While Jackie knew her father had fought on the Western Front and at the Somme and Messines, she was not aware of his involvement in the liberation of Le Quesnoy. 

She discovered the Le Quesnoy connection by chance. He had brought a number of maps home with him from the war which Jackie treasured.

“I hadn’t looked at them much because they were 100 years old and very fragile,” she says. 

It wasn’t until she had the maps copied and digitised that she was able to explore the small towns that were named on the map. 

“When I Googled Le Quesnoy it came up with a lot of information about the New Zealand Army’s liberation of the town and I discovered the 3rd Battalion New Zealand Rifle Brigade – Dad’s division – had been involved in the liberation and I was intrigued.”

From farmer to soldier 

Born on June 13, 1894, at Waitohi Flat, South Canterbury, Jack was working on a farm as a 21-year-old when he enlisted in the army. He would serve from April 1916 until June 1919 – a total of three years and 66 days.
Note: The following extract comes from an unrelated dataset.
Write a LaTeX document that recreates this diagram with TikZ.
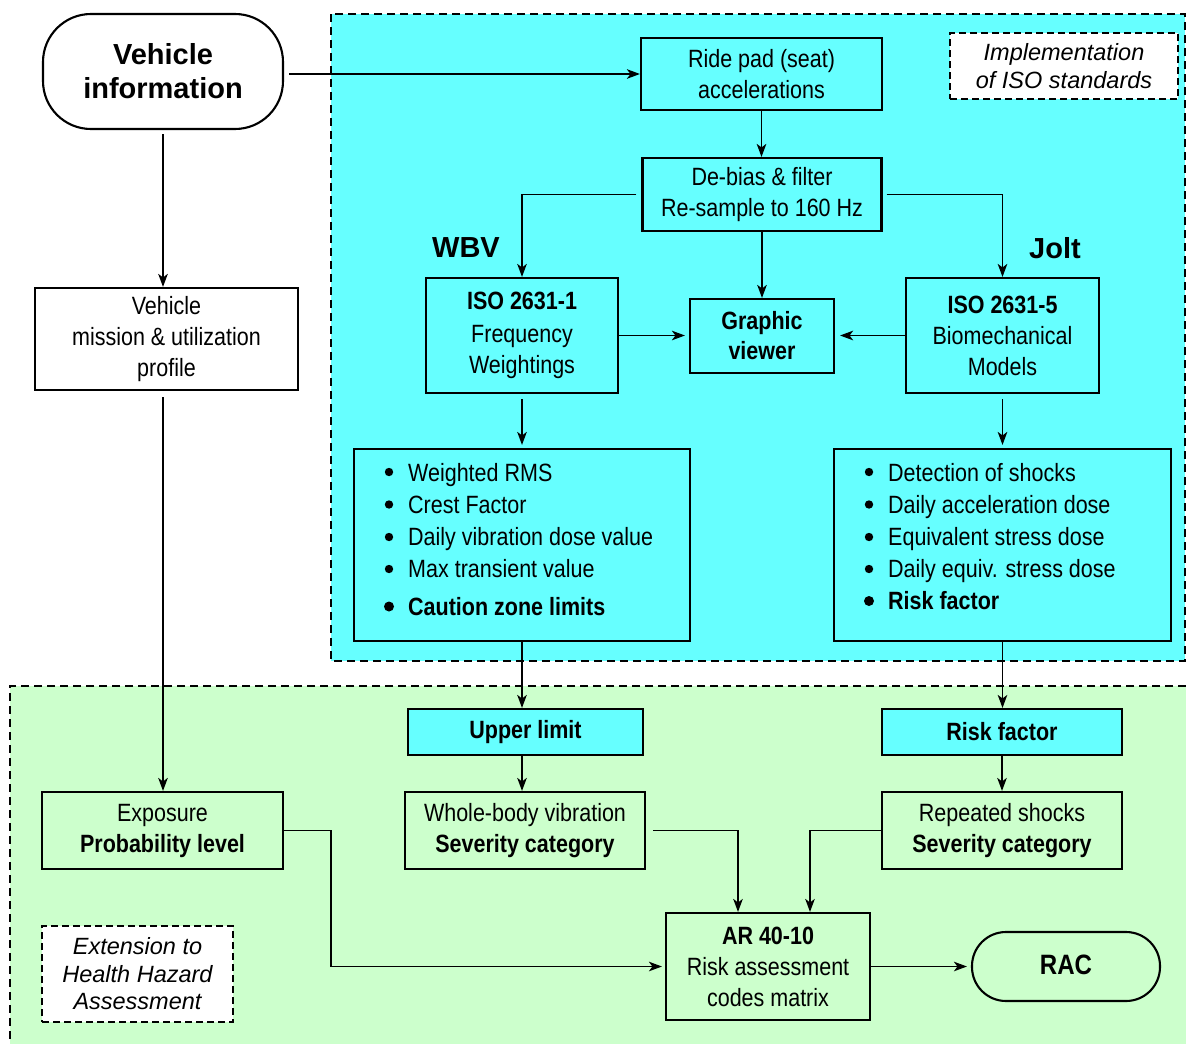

He was posted as a rifleman to the 3rd Battalion and did his initial training in New Zealand until his departure on the HMNZ Waitemata on July 26, 1916.   

Disembarking from Devonport they arrived in England on October 3, 1916, marched to Sling, Wiltshire, and then left for France on October 20. Jack served on the Western Front from November 1916 until he was sent to hospital with mumps in April, 1917, before returning to the field in May.

In June the Battle of Messines took place with Jack suffering a gunshot to his right arm. He was treated in the field before being transferred to the New Zealand General Hospital in Brockenhurst, England on June 15.

The scale of the Messines battle was vast with 25,000 Germans and 17,000 Allied soldiers killed, including 700 New Zealanders. 

After Jack returned to France in October 1917, it would be a year before his division helped to liberate Le Quesnoy. 

In January 1918, Jack attended a rifle course at Strennsill School of Musketry in Yorkshire, England, and returned for another course in April of that year where he received First Class honours.   

By the end of the war Jack had been promoted to Sergeant and left England from Liverpool on the Northumberland troop ship on May 1, 1919, arriving back in New Zealand on June 7, 1919.

He received the British War Medal in 1921 and the Victory Medal in 1922.

Return to Le Quesnoy 

Jackie was 29 when her father died in 1973. To remember the service of her father, Jackie, her son James, and granddaughter Lucia, visited Le Quesnoy in 2018 to attend the 100th commemoration of the liberation. 

“Three generations of dad’s family stood in the cobble-stoned square where he had stood when the town was liberated. I hoped he would be proud. It was very special but also quite strange. It had not changed in 100 years – it was a very emotional feeling.”

There were 196 New Zealanders who died in the liberation of Le Quesnoy, of those 80 were from Jack’s division. The resourceful way Kiwi soldiers used a ladder to scale the walls of the town meant no civilian lives were lost during the liberation. 

The NZ Liberation Museum – Te Arawhata was still in its early planning stages then and Jackie is thrilled the doors are now open. 

‘‘It’s incredible to see the museum come to fruition. Le Quesnoy is a lovely town and I hope Te Arawhata is a place that Kiwis, especially the young ones, will visit to remember and honour what soldiers like my father did in the war.”